The film starts off in a psychiatrist's office where Dr. Harvey (Art Smith) is listening to Mrs. Polly Peabody (Irene Hervey) talking about an encounter with a mermaid on her recent trip to the Caribbean with her husband Mr. Arthur Peabody. Dr. Harvey is pretending to listen and believe this story, but he's just not buying it. after Polly's time is over, in walks in Arthur for his time with the doctor, and the married couple exchange is slight kiss, which looks like it is forced and not true love.
Arthur is having a major mid-life crisis and does not want to accept that he is turning 50. And he and his wife both have noticed that their marriage is becoming stagnant. He then begins to tell the tale of their vacation in the caribbean, which sets the movie in motion via a long flashback. Once in the caribbean, Arthur notices a singer named Cathy Livingston (Andrea King) and begins flirting with her. Meanwhile, Polly begins a semi relationship with a man named Mike Fitzgerald (Clinton Sundberg). Needless to say, this couple is in need of some serious marriage counseling, but it's never touched upon. Arthur heads to a local island and starts to fish, but to his surprise, he reels in a mermaid, which he names Lenore (Ann Blyth).
Although she can't speak, her innocent and child like attitude draws Arthur in close and the two hit it off. He takes her to his hotel room and hides her in their bathtub and in the hotel pond. But Polly suspects something is up and that Arthur is cheating on her. This weird little film ends up with Polly missing and Arthur being held for murder. I know, it's not exactly the mermaid fantasy story you were hoping for, which is why I think people didn't take to it well and have it forgotten for some time now.
The best parts of the movie are the little moments where Arthur is coming to terms and dealing with an actual mermaid. They are quite comical and genuine. But the rest of the film is literally watching a marriage slowly fade away as both partners try to fall in love with someone else with the mermaid aspect as a background note. 'Mr. Peabody and The Mermaid' doesn't make the big splash you want it to in the end.
'Mr. Peabody and the Mermaid' comes with a 1080p HD transfer presented in 1.37:1 aspect ratio. This new transfer gets the job done and looks fairly good, but it's not without its problems. The image overall has its original organic look with no digital help, meaning that there is a good layer of grain, giving it the old fashioned look. The detail looks very good in certain places, mostly during closeups. Some of the wider shots look a bit soft with some other midrange shots looking murky.

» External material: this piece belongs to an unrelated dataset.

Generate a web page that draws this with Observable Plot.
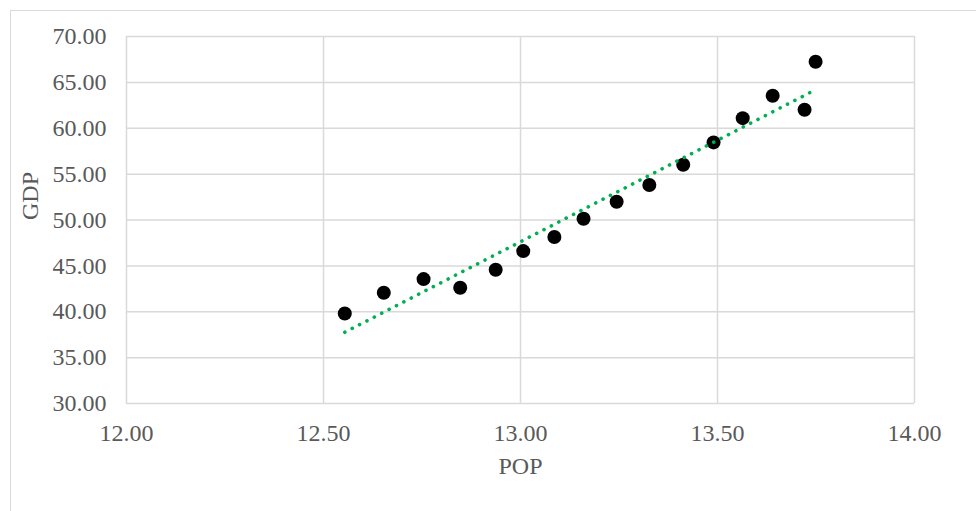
<!DOCTYPE html>
<html>
<head>
<meta charset="utf-8">
<script src="https://cdn.jsdelivr.net/npm/d3@7"></script>
<script src="https://cdn.jsdelivr.net/npm/@observablehq/plot@0.6"></script>
<style>
  html, body { margin: 0; padding: 0; background: #fff; }
  #wrap { position: relative; width: 976px; height: 511px; overflow: hidden; }
  #border {
    position: absolute; left: 10px; top: 10px; width: 1200px; height: 1200px;
    border-top: 1.5px solid #d9d9d9; border-left: 1.5px solid #d9d9d9;
  }
  #chart { position: absolute; left: 0; top: 0; }
  #chart svg { background: transparent; }
</style>
</head>
<body>
<div id="wrap"><div id="border"></div><div id="chart"></div></div>
<script>
// Population (POP) and GDP per observation
const pop = [12.554, 12.653, 12.754, 12.847, 12.937, 13.007, 13.086, 13.160,
             13.244, 13.327, 13.413, 13.490, 13.564, 13.640, 13.721, 13.749];
const gdp = [39.81, 42.07, 43.56, 42.61, 44.58, 46.61, 48.14, 50.14,
             51.99, 53.81, 56.02, 58.46, 61.10, 63.55, 62.02, 67.25];

const xTicks = [12, 12.5, 13, 13.5, 14];
const yTicks = [30, 35, 40, 45, 50, 55, 60, 65, 70];
const xTitle = "POP";
const yTitle = "GDP";

const rows = pop.map((p, i) => ({pop: p, gdp: gdp[i]}));

const font = "'Liberation Serif', 'Times New Roman', serif";
const textColor = "#595959";
const gridColor = "#d9d9d9";

const chart = Plot.plot({
  width: 976,
  height: 511,
  marginLeft: 126,
  marginRight: 62,
  marginTop: 36,
  marginBottom: 108,
  style: {fontFamily: font, fontSize: "24px", color: textColor, background: "transparent"},
  x: {domain: [12, 14]},
  y: {domain: [30, 70]},
  marks: [
    Plot.gridX(xTicks, {stroke: gridColor, strokeOpacity: 1, strokeWidth: 1.5}),
    Plot.gridY(yTicks, {stroke: gridColor, strokeOpacity: 1, strokeWidth: 1.5}),
    Plot.axisX(xTicks, {tickSize: 0, tickPadding: 20, tickFormat: d => d.toFixed(2),
      fill: textColor, fontSize: 24, label: null}),
    Plot.axisY(yTicks, {tickSize: 0, tickPadding: 20, tickFormat: d => d.toFixed(2),
      fill: textColor, fontSize: 24, label: null}),
    Plot.text([xTitle], {frameAnchor: "bottom", dy: 63, lineAnchor: "middle",
      fill: textColor, fontSize: 24}),
    Plot.text([yTitle], {frameAnchor: "left", dx: -96, rotate: -90, lineAnchor: "middle",
      fill: textColor, fontSize: 24}),
    Plot.dot(rows, {x: "pop", y: "gdp", r: 7, fill: "#000", stroke: "none"}),
    // dotted linear trend line
    Plot.linearRegressionY(rows, {x: "pop", y: "gdp", ci: 0, stroke: "#00b050",
      strokeWidth: 3.6, strokeDasharray: "0.1 8.2", strokeLinecap: "round"})
  ]
});

document.getElementById("chart").appendChild(chart);
</script>
</body>
</html>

The black and white coloring looks decent with well balanced whites and grays, but the blacks aren't always deep and inky when the should be. There were several instances of dirt, debris, and scratches throughout too, but there were no warps or bad transitions. Giving the fact the elements of the original print weren't in good shape and that this is a movie from 1948, it still looks decent, but don't expect a five star rating here.
This release comes with a lossless DTS-HD 1.0 Mono audio mix and does the job just well enough to get by. The dialogue is quite clear and easy to understand throughout, although there were some instances of minor hissing . Every once in a while, a sound effect will pop out, but it never fully immerses you.
The score by Robert Emmett Dolan sounds very good and might be the best part of the audio track. It's clean and loud, and always adds to the tone of the film. There isn't much to this audio track, so don't expect a wide dynamic range, but it gets the job done.
'Mr. Peabody and The Mermaid' is more of a depressing film about a failing marriage than it is about a mermaid fantasy film. Sure there are some fun and genuine moments where Arthur is trying to teach the mermaid to act human, but mostly, the story goes nowhere. That being said, it's definitely different and original from the rest of the movies like this out there today, but you won't be happy with the outcome. The video and audio presentations are less than stellar and there are zero extras on this disc. If you are every so curious to see a mermaid film you haven't seen, rent this one first before purchasing.